米の転作を促す交付金制度は前政権でもあったが、水田利活用自給力向上事業では大豆などへの交付額が減額された。熊坂さんは「大豆栽培は生産性も収益性も低く、これまでも利益がほとんどなかった」と厳しい経営状況を明かす。「自給力向上というが、農家の実態と逆行している」と語気を強める熊坂さんだが、既に大豆用の農機具などを購入しており、撤退もできない状況だ。
同市片平町のうねめ農場社長の伊東敏浩さん(35)は「棚からぼた餅(もち)」と新制度の導入を歓迎する一人。米の戸別所得補償は農家がそれぞれの経営判断で加入を決める。伊東さんは「所得補償を得て水稲の経営力を強め、大豆は少量でも付加価値が高い納豆用の大豆に変えて対応する」と話す。
一方、JA郡山市水稲部会副部会長の影山和雄さん(54)は「私の住む地区では集落100戸のうち、減反しているのはうちも含め3戸程度。
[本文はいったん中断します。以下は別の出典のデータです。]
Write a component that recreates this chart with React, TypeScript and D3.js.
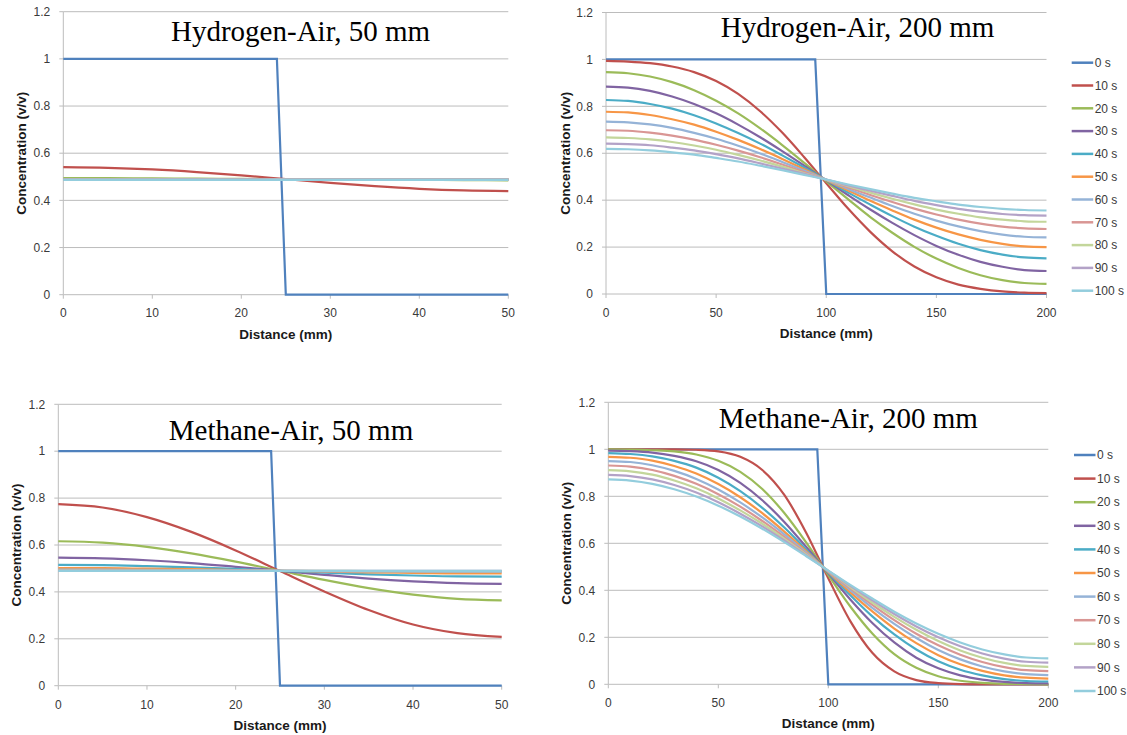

所得補償に手を挙げる人も少ない。県内どこも同じ状況だと思う」と指摘。「農政の大転換」という新制度の実効性そのものに疑問を投げ掛ける。
戸別所得補償制度は4月から加入申請が始まり、6月末まで福島農政事務所で受け付けているが、生産農家とJAとの販売契約が進んでおらず申請は低調。同事務所は申し込みのピークを5月中旬とみているが、米の過剰作付けが全国最大規模の本県で制度への理解が進むのか、関係者は気をもむ。